The Dimensions of Passive Revolution
Keywords:
Gramsci, Passive Revolution, Hegemony, Critical Political Economy, Critical TheoryAbstract
Responding to the recent season of studies on Antonio Gramsci’s notion of passive revolution, the present paper will argue that this could fruitfully contribute to a non-deterministic understanding of capitalist dynamics. However, this relevance should be based on a renewed understanding of the concept itself. Against contemporary conceptualisations that tend to understand passive revolution as an instrument in the hands of the ruling classes, the present paper argues that this is better understood as originating from the shortcomings of the so-called subaltern groups.

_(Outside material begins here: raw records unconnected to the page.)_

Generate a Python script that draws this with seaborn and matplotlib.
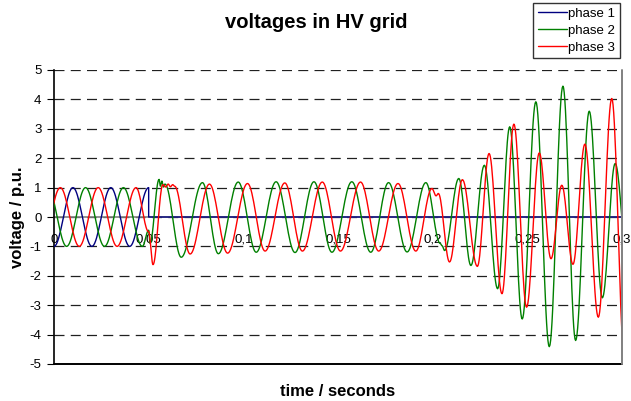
import matplotlib
matplotlib.use('Agg')
from matplotlib import pyplot as plt
import seaborn as sns
import pandas as pd
import numpy as np

# turning points of each phase (time in s, voltage in p.u.)
phase1_t = [0.0, 0.01, 0.02, 0.03, 0.04, 0.05, 0.05, 0.3]
phase1_v = [-1.0, 1.0, -1.0, 1.0, -1.0, 1.0, 0.0, 0.0]

phase2_t = [-0.00333, 0.00667, 0.01667, 0.02667, 0.03667, 0.04667, 0.0500, 0.0507,
            0.0555, 0.0562, 0.0570, 0.0578, 0.0586, 0.0672, 0.0784, 0.0868, 0.0973,
            0.1068, 0.1173, 0.1273, 0.1373, 0.1468, 0.1573, 0.1673, 0.1767, 0.1865,
            0.1964, 0.2040, 0.2050, 0.2063, 0.2138, 0.2202, 0.2273, 0.2343, 0.2407,
            0.2473, 0.2545, 0.2616, 0.2688, 0.2755, 0.2827, 0.2896, 0.2964, 0.3032]
phase2_v = [1.0, -1.0, 1.0, -1.0, 1.0, -1.0, -0.45, -0.9,
            1.28, 1.05, 1.22, 1.02, 1.12, -1.37, 1.17, -1.25, 1.19,
            -1.2, 1.2, -1.21, 1.2, -1.2, 1.2, -1.2, 1.17, -1.19,
            1.17, -0.9, -0.98, -1.14, 1.31, -1.65, 1.76, -2.44, 3.07,
            -3.47, 3.92, -4.41, 4.45, -4.2, 3.6, -2.75, 1.82, -1.7]

phase3_t = [-0.00667, 0.00333, 0.01333, 0.02333, 0.03333, 0.04333, 0.0500, 0.0523,
            0.0575, 0.0590, 0.0603, 0.0615, 0.0627, 0.0637, 0.0719, 0.0821, 0.0917,
            0.1022, 0.1115, 0.1219, 0.1312, 0.1417, 0.1513, 0.1619, 0.1715, 0.1817,
            0.1911, 0.1996, 0.2018, 0.2030, 0.2089, 0.2157, 0.2236, 0.2298, 0.2366,
            0.2429, 0.2496, 0.2563, 0.2625, 0.2682, 0.2741, 0.2804, 0.2875, 0.2946,
            0.3014]
phase3_v = [-1.0, 1.0, -1.0, 1.0, -1.0, 1.0, -0.5, -1.62,
            1.1, 1.02, 1.12, 1.03, 1.1, 1.05, -1.26, 1.12, -1.23,
            1.14, -1.16, 1.16, -1.16, 1.19, -1.16, 1.19, -1.16, 1.14,
            -1.16, 0.97, 0.72, 0.8, -1.53, 1.27, -1.68, 2.16, -2.61,
            3.16, -3.07, 2.18, -1.42, 1.08, -1.61, 2.48, -3.41, 4.03,
            -4.9]

phase_names = ['phase 1', 'phase 2', 'phase 3']
phase_colors = ['#000080', '#008000', '#ff0000']

x_ticks = [0.0, 0.05, 0.1, 0.15, 0.2, 0.25, 0.3]
x_tick_labels = ['0', '0,05', '0,1', '0,15', '0,2', '0,25', '0,3']
y_ticks = [-5, -4, -3, -2, -1, 0, 1, 2, 3, 4, 5]


def curve(times, values, n=20):
    # swing between consecutive turning points like a half sine wave
    ts, vs = [], []
    for t0, v0, t1, v1 in zip(times[:-1], values[:-1], times[1:], values[1:]):
        f = np.linspace(0, 1, n, endpoint=False)
        ts.extend(t0 + (t1 - t0) * f)
        vs.extend(v0 + (v1 - v0) * (1 - np.cos(np.pi * f)) / 2)
    ts.append(times[-1])
    vs.append(values[-1])
    return ts, vs


def build_frame():
    parts = []
    for name, t, v in zip(phase_names, [phase1_t, phase2_t, phase3_t],
                          [phase1_v, phase2_v, phase3_v]):
        ts, vs = curve(t, v)
        parts.append(pd.DataFrame({'time': ts, 'voltage': vs, 'phase': name}))
    return pd.concat(parts, ignore_index=True)


def plot_voltages():
    sns.set_style('white')
    plt.rcParams['font.family'] = ['Liberation Sans', 'DejaVu Sans']
    plt.rcParams['axes.unicode_minus'] = False
    plt.rcParams['text.color'] = 'black'
    plt.rcParams['axes.labelcolor'] = 'black'
    plt.rcParams['xtick.color'] = 'black'
    plt.rcParams['ytick.color'] = 'black'

    df = build_frame()

    fig = plt.figure(figsize=(6.31, 4.01), dpi=100)
    ax = fig.add_axes([54 / 631, 1 - 364 / 401, 568 / 631, 294 / 401])

    sns.lineplot(data=df, x='time', y='voltage', hue='phase', palette=phase_colors,
                 hue_order=phase_names, sort=False, estimator=None, lw=1.0,
                 zorder=3, ax=ax)

    ax.set_xlim(0, 0.3)
    ax.set_ylim(-5, 5)
    ax.set_xticks(x_ticks)
    ax.set_xticklabels(x_tick_labels)
    ax.set_yticks(y_ticks)
    ax.tick_params(axis='x', direction='out', length=3, pad=9, labelsize=9.5,
                   color='#808080', labelcolor='black')
    ax.tick_params(axis='y', direction='out', length=5, pad=4, labelsize=9.5,
                   color='black', labelcolor='black', left=True)
    ax.set_xlabel('')
    ax.set_ylabel('')

    ax.yaxis.grid(True, color='#202020', linestyle=(0, (8, 5)), lw=0.9)
    ax.xaxis.grid(False)
    ax.set_axisbelow(True)

    ax.spines['bottom'].set_position(('data', 0))
    ax.spines['bottom'].set_color('#808080')
    ax.spines['bottom'].set_linewidth(1.2)
    ax.spines['bottom'].set_zorder(2)
    ax.spines['left'].set_color('black')
    ax.spines['left'].set_linewidth(1.2)
    ax.spines['top'].set_visible(False)
    ax.spines['right'].set_visible(False)
    ax.axhline(-5, color='black', lw=1.4, clip_on=False, zorder=5)
    ax.axvline(0.3, color='#808080', lw=1.4, clip_on=False, zorder=5)

    leg = ax.legend(loc='upper left', bbox_to_anchor=(533 / 631, 1 - 3 / 401),
                    bbox_transform=fig.transFigure, frameon=True, fancybox=False,
                    fontsize=9.5, handlelength=2.2, handletextpad=0.1,
                    labelspacing=0.35, borderpad=0.35, borderaxespad=0)
    leg.get_frame().set_edgecolor('black')
    leg.get_frame().set_linewidth(1.0)

    fig.text(316 / 631, 1 - 23 / 401, 'voltages in HV grid', ha='center', va='center',
             fontsize=14.5, fontweight='bold')
    fig.text(338 / 631, 1 - 391 / 401, 'time / seconds', ha='center', va='center',
             fontsize=12, fontweight='bold')
    fig.text(18 / 631, 1 - 217 / 401, 'voltage / p.u.', ha='center', va='center',
             rotation=90, fontsize=12, fontweight='bold')

    plt.savefig('out.png', dpi=100)


if __name__ == '__main__':
    plot_voltages()
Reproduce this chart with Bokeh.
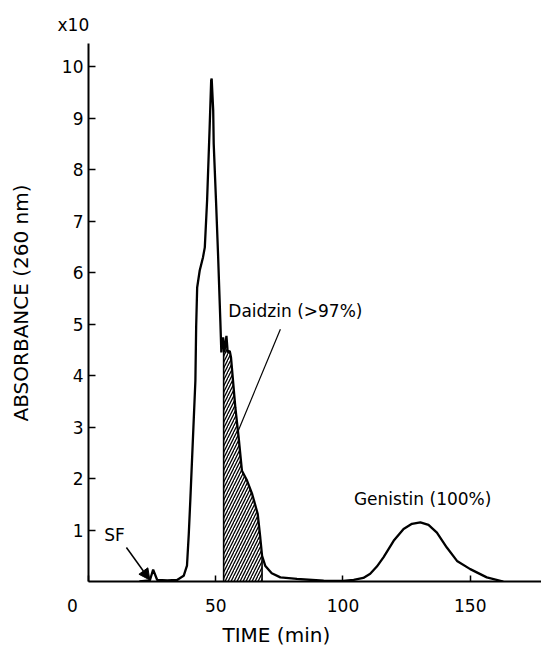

The focus should thus be placed on the passivity of a potentially transformative agency rather than on processes of change that are per se out of reach for revolutionary movements. Coming back to Gramsci’s Prison Notebooks, three overlapping dialectical relations are identified as being key to understanding both passive revolution and the struggle against it: at the ideational level, the dialectic between common sense and good sense; at the institutional level, the dynamic between bureaucratic and democratic centralism; at the level of class struggles, the dynamic between corporatism and universalism. Interpreted through these categories, passive revolution becomes a valuable tool both to overcome the fallacies of contemporary critical theory as well as to understand the challenges faced by anti-capitalist movements today.